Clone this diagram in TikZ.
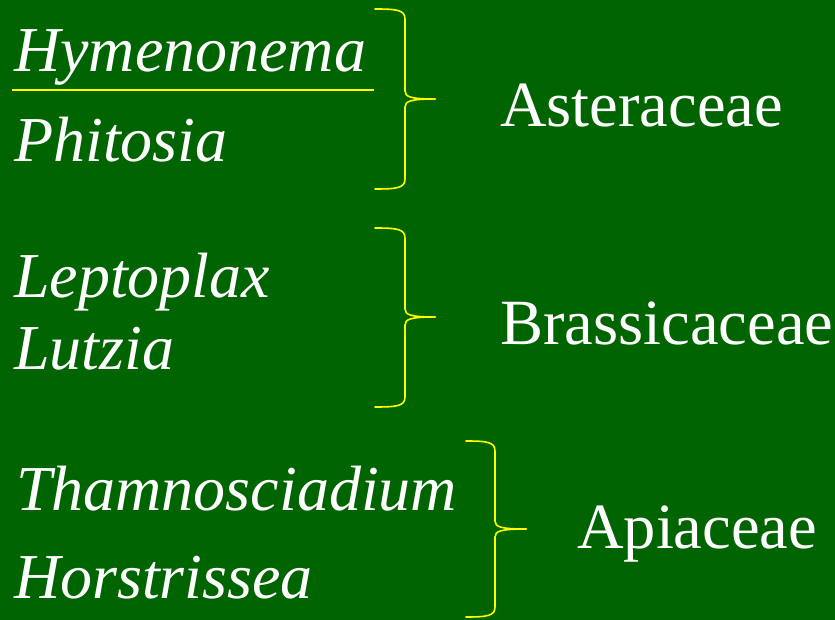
\documentclass[tikz,border=0pt]{standalone}
\usepackage{fontspec}
\setmainfont{LiberationSerif}[Extension=.ttf,UprightFont=*-Regular,ItalicFont=*-Italic,BoldFont=*-Bold,BoldItalicFont=*-BoldItalic]
\definecolor{bg}{HTML}{006400}
\definecolor{brc}{HTML}{FFFF00}
\newcommand\famBrace[6]{%
  % #1 left x, #2 vertical x, #3 tip x, #4 top y, #5 mid y, #6 bottom y
  \draw[bracestyle] (#1,#4) .. controls ({#2-8},#4) and (#2,{#4+1}) .. (#2,{#4+10})
    -- (#2,{#5-8}) .. controls (#2,{#5-2}) and ({#2+6},#5) .. (#3,#5);
  \draw[bracestyle] (#3,#5) .. controls ({#2+6},#5) and (#2,{#5+2}) .. (#2,{#5+8})
    -- (#2,{#6-10}) .. controls (#2,{#6-1}) and ({#2-8},#6) .. (#1,#6);
}
\begin{document}
\begin{tikzpicture}[x=1pt,y=-1pt,
  genus/.style={anchor=base west,inner sep=0pt,text=white,font=\fontsize{64}{70}\selectfont\itshape},
  family/.style={anchor=base west,inner sep=0pt,text=white,font=\fontsize{64.5}{70}\selectfont},
  bracestyle/.style={draw=brc,line width=1.6pt,line cap=round}]
\fill[bg] (0,0) rectangle (835,620);
\useasboundingbox (0,0) rectangle (835,620);
\node[genus] (hym) at (14,72) {Hymenonema};
\node[genus] (phi) at (14,162) {Phitosia};
\node[genus] (lep) at (14,298) {Leptoplax};
\node[genus] (lut) at (14,369) {Lutzia};
\node[genus] (tha) at (16,510) {Thamnosciadium};
\node[genus] (hor) at (14,598) {Horstrissea};
\node[family] (ast) at (500,127) {Asteraceae};
\node[family] (bra) at (500,344) {Brassicaceae};
\node[family] (api) at (577,548) {Apiaceae};
\coordinate (ul) at (12,90);
\coordinate (ur) at (374,90);
\draw[draw=brc,line width=1.8pt] (ul) -- (ur);
\famBrace{375}{405}{435}{9}{99}{189}
\famBrace{375}{405}{435}{228}{317}{407}
\famBrace{466}{495}{526}{441}{529}{617}
\end{tikzpicture}
\end{document}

----------

■ Exercise
Reproduce the material above in full, exactly, with no images.

■ Answer to this problem
Clone this diagram in TikZ.
\documentclass[tikz,border=0pt]{standalone}
\usepackage{fontspec}
\setmainfont{LiberationSerif}[Extension=.ttf,UprightFont=*-Regular,ItalicFont=*-Italic,BoldFont=*-Bold,BoldItalicFont=*-BoldItalic]
\definecolor{bg}{HTML}{006400}
\definecolor{brc}{HTML}{FFFF00}
\newcommand\famBrace[6]{%
  % #1 left x, #2 vertical x, #3 tip x, #4 top y, #5 mid y, #6 bottom y
  \draw[bracestyle] (#1,#4) .. controls ({#2-8},#4) and (#2,{#4+1}) .. (#2,{#4+10})
    -- (#2,{#5-8}) .. controls (#2,{#5-2}) and ({#2+6},#5) .. (#3,#5);
  \draw[bracestyle] (#3,#5) .. controls ({#2+6},#5) and (#2,{#5+2}) .. (#2,{#5+8})
    -- (#2,{#6-10}) .. controls (#2,{#6-1}) and ({#2-8},#6) .. (#1,#6);
}
\begin{document}
\begin{tikzpicture}[x=1pt,y=-1pt,
  genus/.style={anchor=base west,inner sep=0pt,text=white,font=\fontsize{64}{70}\selectfont\itshape},
  family/.style={anchor=base west,inner sep=0pt,text=white,font=\fontsize{64.5}{70}\selectfont},
  bracestyle/.style={draw=brc,line width=1.6pt,line cap=round}]
\fill[bg] (0,0) rectangle (835,620);
\useasboundingbox (0,0) rectangle (835,620);
\node[genus] (hym) at (14,72) {Hymenonema};
\node[genus] (phi) at (14,162) {Phitosia};
\node[genus] (lep) at (14,298) {Leptoplax};
\node[genus] (lut) at (14,369) {Lutzia};
\node[genus] (tha) at (16,510) {Thamnosciadium};
\node[genus] (hor) at (14,598) {Horstrissea};
\node[family] (ast) at (500,127) {Asteraceae};
\node[family] (bra) at (500,344) {Brassicaceae};
\node[family] (api) at (577,548) {Apiaceae};
\coordinate (ul) at (12,90);
\coordinate (ur) at (374,90);
\draw[draw=brc,line width=1.8pt] (ul) -- (ur);
\famBrace{375}{405}{435}{9}{99}{189}
\famBrace{375}{405}{435}{228}{317}{407}
\famBrace{466}{495}{526}{441}{529}{617}
\end{tikzpicture}
\end{document}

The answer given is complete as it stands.